A segunda receita foi retirada do livro a Arte da Fermentação [1]

Ingredientes

  • 200g de pão preto de centeio ou de pão de trigo

  • 1 litro e meio de água para fervura

  • Folhas de hortelã secas ou outras ervas (a gosto)

Preparo

  1. Corte o pão em pedaços grandes e seque-os no forno pré-aquecido por 15 min (ponto de torrada).

  2. Ferva água suficiente para cobrir o pão.

  3. Transfira o pão seco para um pote limpo (pode ser uma panela também)

  4. Adicione hortelã seca ou outras ervas (a gosto)

  5. Despeje a água, o suficiente para cobrir tudo.

  6. O pão vai flutuar, por isso empurre-o para baixo, para saber o tanto de água que é necessário. Dica: coloque um parto sobre o pão para mantê-lo submerso.

  7. Cubra o pote com um pano e deixo descansar durante a noite.

  8. Peneire o conteúdo do pote. Você pode usar um pano limpo (tipo morim) para coar e espremer o pão bem e assim recuperar o máximo de líquido.

  9. Descarte o pão espremido

  10. Verifique o volume de líquido recuperado e transfira o líquido para um pote, pode ser pode de conserva.

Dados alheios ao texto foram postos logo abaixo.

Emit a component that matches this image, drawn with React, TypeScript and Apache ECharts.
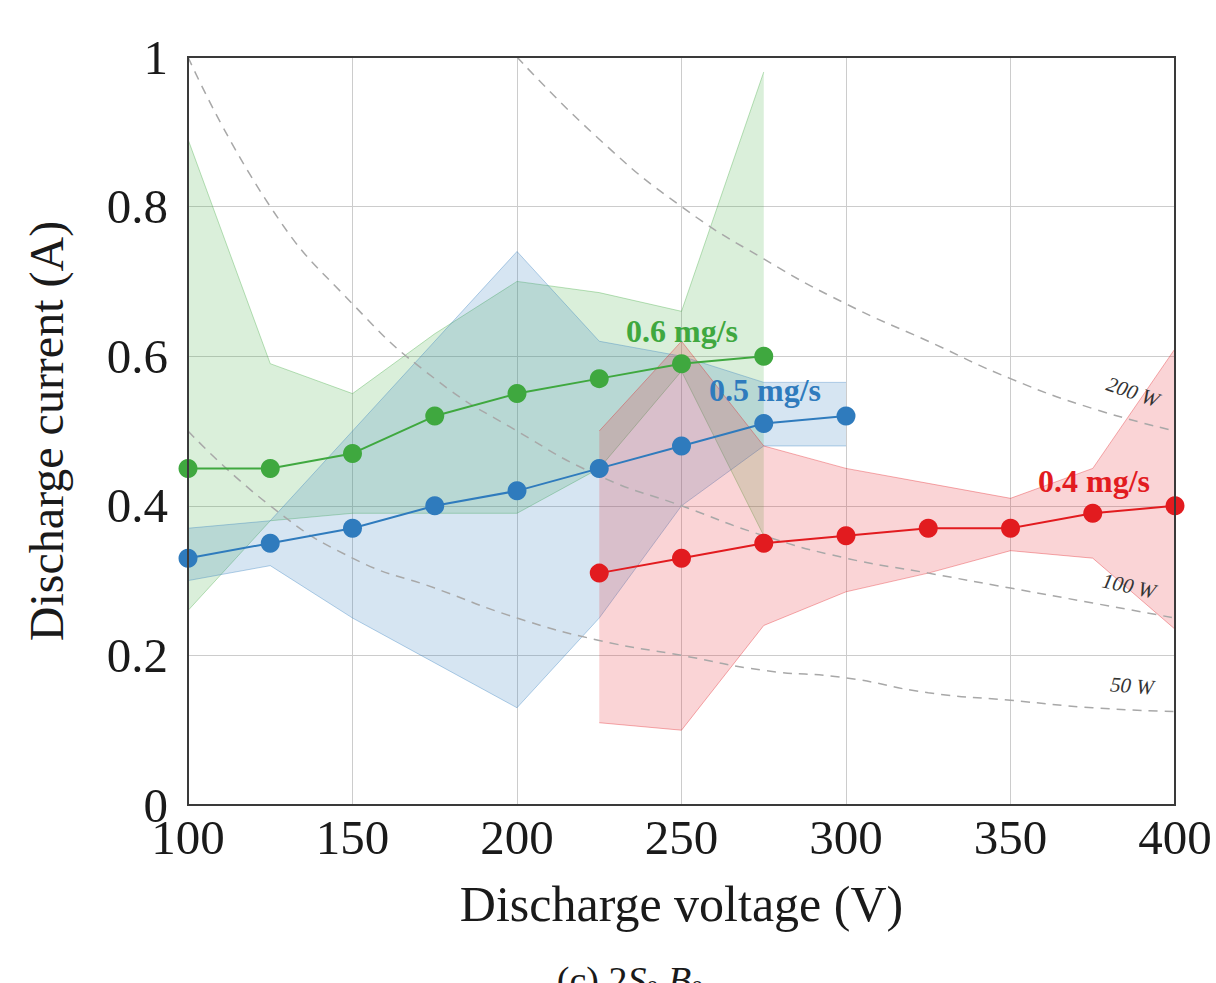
import React, { useEffect, useRef } from "react";
import * as echarts from "echarts";

// ---- data ----
const VOLT_06 = [100, 125, 150, 175, 200, 225, 250, 275];
const I_06 = [0.45, 0.45, 0.47, 0.52, 0.55, 0.57, 0.59, 0.6];
const LO_06 = [0.26, 0.38, 0.39, 0.39, 0.39, 0.45, 0.58, 0.36];
const HI_06 = [0.89, 0.59, 0.55, 0.63, 0.7, 0.685, 0.66, 0.98];

const VOLT_05 = [100, 125, 150, 175, 200, 225, 250, 275, 300];
const I_05 = [0.33, 0.35, 0.37, 0.4, 0.42, 0.45, 0.48, 0.51, 0.52];
const LO_05 = [0.3, 0.32, 0.25, 0.19, 0.13, 0.25, 0.4, 0.48, 0.48];
const HI_05 = [0.37, 0.38, 0.5, 0.62, 0.74, 0.62, 0.6, 0.565, 0.565];

const VOLT_04 = [225, 250, 275, 300, 325, 350, 375, 400];
const I_04 = [0.31, 0.33, 0.35, 0.36, 0.37, 0.37, 0.39, 0.4];
const LO_04 = [0.11, 0.1, 0.24, 0.285, 0.31, 0.34, 0.33, 0.235];
const HI_04 = [0.5, 0.62, 0.48, 0.45, 0.43, 0.41, 0.45, 0.61];

// iso-power curves
const VOLT_P = [100, 125, 150, 175, 200, 225, 250, 275, 300, 325, 350, 375, 400];
const I_50W = [0.5, 0.4, 0.33, 0.29, 0.25, 0.22, 0.2, 0.18, 0.17, 0.15, 0.14, 0.13, 0.125];
const I_100W = [1.0, 0.8, 0.67, 0.57, 0.5, 0.44, 0.4, 0.36, 0.33, 0.31, 0.29, 0.27, 0.25];
const VOLT_200 = [200, 225, 250, 275, 300, 325, 350, 375, 400];
const I_200W = [1.0, 0.89, 0.8, 0.73, 0.67, 0.62, 0.57, 0.53, 0.5];

const X_TICKS = [100, 150, 200, 250, 300, 350, 400];
const Y_LABELS = ["0", "0.2", "0.4", "0.6", "0.8", "1"];

const GREEN = "#3fa83f";
const BLUE = "#2f7bbd";
const RED = "#e21b1f";
const FONT = "'Liberation Serif', 'DejaVu Serif', serif";

const pairs = (xs: number[], ys: number[]) => xs.map((x, i) => [x, ys[i]]);

function band(xs: number[], lo: number[], hi: number[], color: string, fill: string) {
  return {
    type: "custom",
    coordinateSystem: "cartesian2d",
    silent: true,
    clip: true,
    z: 1,
    data: xs.map((x, i) => [x, lo[i], hi[i]]),
    encode: { x: 0, y: [1, 2] },
    renderItem: (params: any, api: any) => {
      if (params.dataIndex !== 0) return null;
      const upper = xs.map((x, i) => api.coord([x, hi[i]]));
      const lower = xs.map((x, i) => api.coord([x, lo[i]]));
      const poly = upper.concat(lower.slice().reverse());
      return {
        type: "group",
        children: [
          { type: "polygon", shape: { points: poly }, style: { fill, stroke: "none" } },
          {
            type: "polyline",
            shape: { points: upper },
            style: { stroke: color, lineWidth: 1, opacity: 0.35, fill: "none" },
          },
          {
            type: "polyline",
            shape: { points: lower },
            style: { stroke: color, lineWidth: 1, opacity: 0.35, fill: "none" },
          },
        ],
      };
    },
  };
}

function dashed(xs: number[], ys: number[]) {
  return {
    type: "line",
    data: pairs(xs, ys),
    smooth: true,
    showSymbol: false,
    silent: true,
    lineStyle: { width: 1.5, color: "#a8a8a8", type: [9, 7] },
    z: 2,
  };
}

function main(xs: number[], ys: number[], color: string) {
  return {
    type: "line",
    data: pairs(xs, ys),
    symbol: "circle",
    symbolSize: 19,
    itemStyle: { color },
    lineStyle: { width: 2, color },
    z: 3,
  };
}

const labelStyle = (text: string, fill: string, font: string) => ({
  text,
  fill,
  font,
  align: "center",
  verticalAlign: "middle",
});

export default function App() {
  const ref = useRef<HTMLDivElement>(null);
  useEffect(() => {
    document.body.style.margin = "0";
    const chart = echarts.init(ref.current!, null, { renderer: "svg" });
    chart.setOption({
      animation: false,
      backgroundColor: "#ffffff",
      grid: {
        left: 188,
        right: 41,
        top: 57,
        bottom: 178,
        show: true,
        borderColor: "#3a3a3a",
        borderWidth: 2,
        z: 5,
      },
      xAxis: {
        type: "value",
        min: 100,
        max: 400,
        interval: 50,
        name: "Discharge voltage (V)",
        nameLocation: "middle",
        nameGap: 74,
        nameTextStyle: { fontFamily: FONT, fontSize: 50, color: "#1a1a1a" },
        axisLine: { show: false },
        axisTick: { show: false },
        splitLine: { show: true, lineStyle: { color: "#cccccc", width: 1 } },
        axisLabel: {
          fontFamily: FONT,
          fontSize: 49,
          color: "#1a1a1a",
          margin: 8,
          formatter: (v: number) => (X_TICKS.includes(v) ? String(v) : ""),
        },
      },
      yAxis: {
        type: "value",
        min: 0,
        max: 1,
        interval: 0.2,
        name: "Discharge current (A)",
        nameLocation: "middle",
        nameGap: 118,
        nameTextStyle: { fontFamily: FONT, fontSize: 48, color: "#1a1a1a" },
        axisLine: { show: false },
        axisTick: { show: false },
        splitLine: { show: true, lineStyle: { color: "#cccccc", width: 1 } },
        axisLabel: {
          fontFamily: FONT,
          fontSize: 49,
          color: "#1a1a1a",
          margin: 20,
          formatter: (v: number) => Y_LABELS[Math.round(v * 5)] ?? "",
        },
      },
      series: [
        band(VOLT_06, LO_06, HI_06, GREEN, "rgba(70,175,70,0.2)"),
        band(VOLT_05, LO_05, HI_05, BLUE, "rgba(50,125,190,0.2)"),
        band(VOLT_04, LO_04, HI_04, RED, "rgba(230,40,50,0.2)"),
        dashed(VOLT_P, I_50W),
        dashed(VOLT_P, I_100W),
        dashed(VOLT_200, I_200W),
        main(VOLT_06, I_06, GREEN),
        main(VOLT_05, I_05, BLUE),
        main(VOLT_04, I_04, RED),
      ],
      graphic: [
        { type: "text", x: 682, y: 331, z: 10, style: labelStyle("0.6 mg/s", GREEN, `bold 32px ${FONT}`) },
        { type: "text", x: 765, y: 390, z: 10, style: labelStyle("0.5 mg/s", BLUE, `bold 32px ${FONT}`) },
        { type: "text", x: 1094, y: 481, z: 10, style: labelStyle("0.4 mg/s", RED, `bold 32px ${FONT}`) },
        {
          type: "text",
          x: 1133,
          y: 392,
          rotation: -0.33,
          z: 10,
          style: labelStyle("200 W", "#333", `italic 21px ${FONT}`),
        },
        {
          type: "text",
          x: 1129,
          y: 586,
          rotation: -0.22,
          z: 10,
          style: labelStyle("100 W", "#333", `italic 21px ${FONT}`),
        },
        {
          type: "text",
          x: 1132,
          y: 686,
          rotation: -0.08,
          z: 10,
          style: labelStyle("50 W", "#333", `italic 21px ${FONT}`),
        },
        {
          type: "text",
          x: 630,
          y: 960,
          z: 10,
          style: {
            text: "(c) 2{i|S}{s|0} {i|B}{s|0}",
            fill: "#1a1a1a",
            font: `38px ${FONT}`,
            align: "center",
            verticalAlign: "top",
            rich: {
              i: { fontFamily: FONT, fontSize: 38, fontStyle: "italic", fill: "#1a1a1a" },
              s: { fontFamily: FONT, fontSize: 24, fill: "#1a1a1a", padding: [16, 0, 0, 0] },
            },
          },
        },
      ],
    });
    return () => chart.dispose();
  }, []);
  return <div ref={ref} style={{ width: 1216, height: 983 }} />;
}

  11. Adicione para cada litro: 

Uma pitada de sal

35  ml de mel ou aproximadamente 30 g de açúcar

1/4 do suco de um limão

1/4 pacote de fermento biológico (4 colheres de sopa de  kefir de água também pode ser usadas como fermento)

 

12. Mexa bem

13. Cubra com um pano e deixe fermentando por um ou dois dias, mexendo sempre que possível.

14. Quando estiver borbulhando vigorosamente, está pronto para envasamento.

15. Transfira para garrafas bem fechadas (que retenham gás), quando estiver gasificada, leve para a geladeira e consuma como bebida refrescante. 

Dica para saber se o kvass está gaseificado: coloque algumas uvas passas na garrafa, elas subirão para o topo quanto a bebida estiver gaseificada.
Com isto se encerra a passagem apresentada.